BCCJ as platform for exchange and networking
Back to work after the New Year break, many members of the British Chamber of Commerce in Japan (BCCJ) are thinking of the year ahead, and the opportunities and challenges that it may bring.
According to the Foreign Chambers in Japan Business Confidence Survey, conducted last October, respondents remain positive about the Japanese economy in 2015, although at a slightly lower level than in the previous survey in April 2014.
This sentiment is supported by a December survey by The Yomiuri Shimbun, showing that 70% of leaders from 30 major firms believe that Japan’s economy is showing moderate recovery.
We live, however, in a period of rapid change, in which business sentiment is buffeted by the prevailing economic and political news.
Analysis of Japanese economic data from last November by the British Embassy Tokyo highlights that real wages, inflation and industrial production continued to fall.
Japan’s new coalition government will, therefore, be keen to see brighter news as it pushes forward in 2015 with its growth strategy as well as a new economic stimulus package.
Filtering out long-term trends from short term “noise” is difficult, but post-election political stability and the size of Japan’s market should continue to provide an environment that generates opportunities for British businesses.
As John Longworth, director general of the British Chambers of Commerce, wrote in a recent open letter to the UK’s political parties, “A better Britain in 2015 is a nation that trades more confidently”.

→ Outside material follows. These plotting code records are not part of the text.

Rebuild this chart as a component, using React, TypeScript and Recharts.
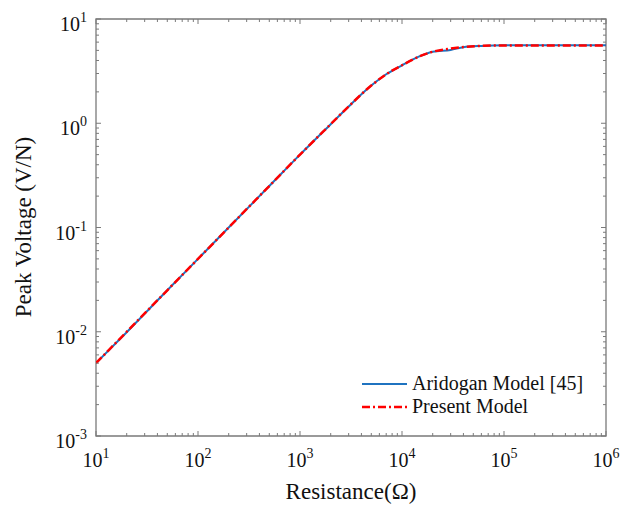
import React from 'react';
import { LineChart, Line, XAxis, YAxis, ReferenceArea } from 'recharts';

// resistance (ohm) and peak voltage (V/N)
const resistance = [10, 20, 50, 100, 200, 500, 1000, 2000, 3000, 5000, 7000, 10000, 15000, 20000, 30000, 40000, 60000, 100000, 200000, 500000, 1000000];
const aridogan = [0.005, 0.0099, 0.025, 0.05, 0.1, 0.25, 0.5, 0.98, 1.45, 2.3, 2.95, 3.6, 4.4, 4.85, 5.05, 5.36, 5.52, 5.6, 5.6, 5.6, 5.6];
const present = [0.005, 0.01, 0.025, 0.05, 0.1, 0.25, 0.5, 0.98, 1.45, 2.3, 2.95, 3.6, 4.4, 4.85, 5.2, 5.38, 5.52, 5.58, 5.58, 5.58, 5.58];

const xDecades = [10, 100, 1000, 10000, 100000, 1000000];
const yDecades = [0.001, 0.01, 0.1, 1, 10];
const minorSteps = [2, 3, 4, 5, 6, 7, 8, 9];
const legendNames = ['Aridogan Model [45]', 'Present Model'];

const withMinor = (decades: number[]) => {
  const out: number[] = [];
  decades.forEach((d, i) => {
    out.push(d);
    if (i < decades.length - 1) minorSteps.forEach((m) => out.push(d * m));
  });
  return out;
};
const xTicks = withMinor(xDecades);
const yTicks = withMinor(yDecades);

const data = resistance.map((r, i) => ({ r, aridogan: aridogan[i], present: present[i] }));

const W = 621;
const H = 511;
const PL = 96;
const PR = 606;
const PT = 19;
const PB = 436;
const AXIS = '#7a7a7a';
const FONT = '"Liberation Serif", "Times New Roman", serif';
const BLUE = '#1f73c0';
const RED = '#ff0000';
const DASH = '8 3 2 3';

const isDecade = (v: number) => {
  const l = Math.log10(v);
  return Math.abs(l - Math.round(l)) < 1e-6;
};

function XTick(props: any) {
  const { x, payload } = props;
  const v = payload.value;
  const major = isDecade(v);
  const len = major ? 5 : 3;
  return (
    <g>
      <line x1={x} x2={x} y1={PB} y2={PB - len} stroke={AXIS} strokeWidth={1} />
      <line x1={x} x2={x} y1={PT} y2={PT + len} stroke={AXIS} strokeWidth={1} />
      {major && (
        <text x={x} y={PB + 31} textAnchor="middle" fontFamily={FONT} fontSize={20} fill="#111">
          <tspan>10</tspan>
          <tspan dy={-9} fontSize={14}>{Math.round(Math.log10(v))}</tspan>
        </text>
      )}
    </g>
  );
}

function YTick(props: any) {
  const { y, payload } = props;
  const v = payload.value;
  const major = isDecade(v);
  const len = major ? 5 : 3;
  return (
    <g>
      <line x1={PL} x2={PL + len} y1={y} y2={y} stroke={AXIS} strokeWidth={1} />
      <line x1={PR} x2={PR - len} y1={y} y2={y} stroke={AXIS} strokeWidth={1} />
      {major && (
        <text x={PL - 9} y={y + 12} textAnchor="end" fontFamily={FONT} fontSize={20} fill="#111">
          <tspan>10</tspan>
          <tspan dy={-9} fontSize={14}>{Math.round(Math.log10(v))}</tspan>
        </text>
      )}
    </g>
  );
}

function LegendBox() {
  const styles = [
    { color: BLUE, dash: undefined as string | undefined, w: 2 },
    { color: RED, dash: DASH, w: 2.5 },
  ];
  return (
    <div style={{ position: 'absolute', left: 362, top: 372, fontFamily: FONT, fontSize: 20, color: '#111' }}>
      {legendNames.map((name, i) => (
        <div key={name} style={{ display: 'flex', alignItems: 'center', height: 23 }}>
          <svg width={50} height={10}>
            <line x1={0} x2={45} y1={5} y2={5} stroke={styles[i].color} strokeWidth={styles[i].w} strokeDasharray={styles[i].dash} />
          </svg>
          <span>{name}</span>
        </div>
      ))}
    </div>
  );
}

export default function App() {
  return (
    <div style={{ position: 'absolute', left: 0, top: 0, width: W, height: H, background: '#fff' }}>
      <LineChart width={W} height={H} data={data} margin={{ top: PT, right: W - PR, bottom: 25, left: 36 }}>
        <XAxis
          dataKey="r"
          type="number"
          scale="log"
          domain={[10, 1000000]}
          allowDataOverflow
          ticks={xTicks}
          interval={0}
          tick={<XTick />}
          tickLine={false}
          axisLine={false}
          height={50}
        />
        <YAxis
          type="number"
          scale="log"
          domain={[0.001, 10]}
          allowDataOverflow
          ticks={yTicks}
          interval={0}
          tick={<YTick />}
          tickLine={false}
          axisLine={false}
          width={60}
        />
        <ReferenceArea x1={10} x2={1000000} y1={0.001} y2={10} fill="none" stroke={AXIS} strokeWidth={1.3} />
        <Line
          type="monotone"
          dataKey="aridogan"
          stroke={BLUE}
          strokeWidth={2}
          dot={false}
          isAnimationActive={false}
        />
        <Line
          type="monotone"
          dataKey="present"
          stroke={RED}
          strokeWidth={2.5}
          strokeDasharray={DASH}
          dot={false}
          isAnimationActive={false}
        />
      </LineChart>
      <LegendBox />
      <div
        style={{
          position: 'absolute',
          left: 0,
          top: 479,
          width: W,
          paddingLeft: PL,
          paddingRight: W - PR,
          boxSizing: 'border-box',
          textAlign: 'center',
          fontFamily: FONT,
          fontSize: 23,
          color: '#111',
        }}
      >
        Resistance(Ω)
      </div>
      <div
        style={{
          position: 'absolute',
          left: 24 - 150,
          top: (PT + PB) / 2 - 14,
          width: 300,
          textAlign: 'center',
          transform: 'rotate(-90deg)',
          fontFamily: FONT,
          fontSize: 23,
          color: '#111',
        }}
      >
        Peak Voltage (V/N)
      </div>
    </div>
  );
}
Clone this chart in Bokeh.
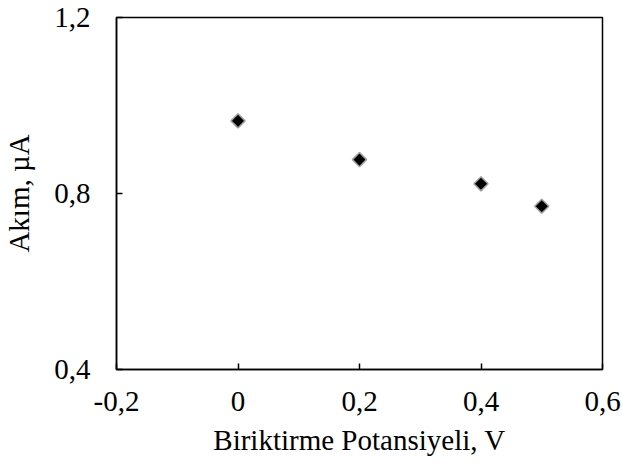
from bokeh.plotting import figure
from bokeh.models import Range1d, FixedTicker, ColumnDataSource
from bokeh.embed import file_html
from bokeh.resources import INLINE

# Data
x_vals = [0.0, 0.2, 0.4, 0.5]
y_vals = [0.965, 0.877, 0.822, 0.771]

x_ticks = [-0.2, 0.0, 0.2, 0.4, 0.6]
x_tick_labels = ["-0,2", "0", "0,2", "0,4", "0,6"]
y_ticks = [0.4, 0.8, 1.2]
y_tick_labels = ["0,4", "0,8", "1,2"]

x_title = "Biriktirme Potansiyeli, V"
y_title = "Akım, µA"

FONT = "Liberation Serif"

p = figure(
    width=622, height=466,
    x_range=Range1d(-0.2, 0.6), y_range=Range1d(0.4, 1.2),
    output_backend="svg", toolbar_location=None,
    min_border_left=116, min_border_right=20,
    min_border_top=17, min_border_bottom=97,
)
p.background_fill_color = "white"
p.border_fill_color = "white"
p.outline_line_color = "black"
p.outline_line_width = 1.5
p.xgrid.visible = False
p.ygrid.visible = False

src = ColumnDataSource(dict(x=x_vals, y=y_vals))
p.scatter("x", "y", source=src, marker="square", size=10, angle=0.785398,
          fill_color="black", line_color="#a0a0a0", line_width=1.5)

for ax, ticks, labels in ((p.xaxis[0], x_ticks, x_tick_labels), (p.yaxis[0], y_ticks, y_tick_labels)):
    ax.ticker = FixedTicker(ticks=ticks)
    ax.major_label_overrides = {t: l for t, l in zip(ticks, labels)}
    ax.minor_tick_line_color = None
    ax.major_tick_in = 6
    ax.major_tick_out = 0
    ax.major_tick_line_color = "black"
    ax.major_tick_line_width = 1.5
    ax.axis_line_color = "black"
    ax.axis_line_width = 1.5
    ax.major_label_text_font = FONT
    ax.major_label_text_font_size = "29px"
    ax.major_label_text_color = "black"
    ax.axis_label_text_font = FONT
    ax.axis_label_text_font_size = "29px"
    ax.axis_label_text_font_style = "normal"
    ax.axis_label_text_color = "black"

p.xaxis.axis_label = x_title
p.yaxis.axis_label = y_title
p.xaxis.major_label_standoff = 22
p.yaxis.major_label_standoff = 26
p.xaxis.axis_label_standoff = 10
p.yaxis.axis_label_standoff = 16

open("out.html", "w").write(file_html(p, INLINE))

We at the BCCJ see this as a call to arms: this new year we reaffirm our commitment to supporting the interests of all our members, and look forward to redoubling our efforts to provide an ever more effective platform for business exchange and networking.
The success of our events programme depends on the active participation of our members, and I urge you to join us on 22 January at the Grand Hyatt Tokyo for the 2015 BCCJ Shinnenkai.
This will be followed, on 29 January, with an exclusive visit to JR Central, operator of the Tokaido Shinkansen, including a tour of the driver training facility—not open to the public.
Currently operating 342 bullet train services a day, with an average delay of just 0.9 minutes per train, this operational excellence is matched by an exemplary safety record over 50 years of service. This will be a fascinating experience, and our thanks go to JR Central for providing the opportunity.
I hope you agree that there are grounds for optimism about the year ahead. This positivity may be tested, however, as it was 20 years ago this month when the country was reeling from the devastation of the Great Hanshin Earthquake.
As we reflect on this painful anniversary, I urge you to remember that the capacity of Japan and its people for recovery, regeneration and renewal is nothing short of remarkable.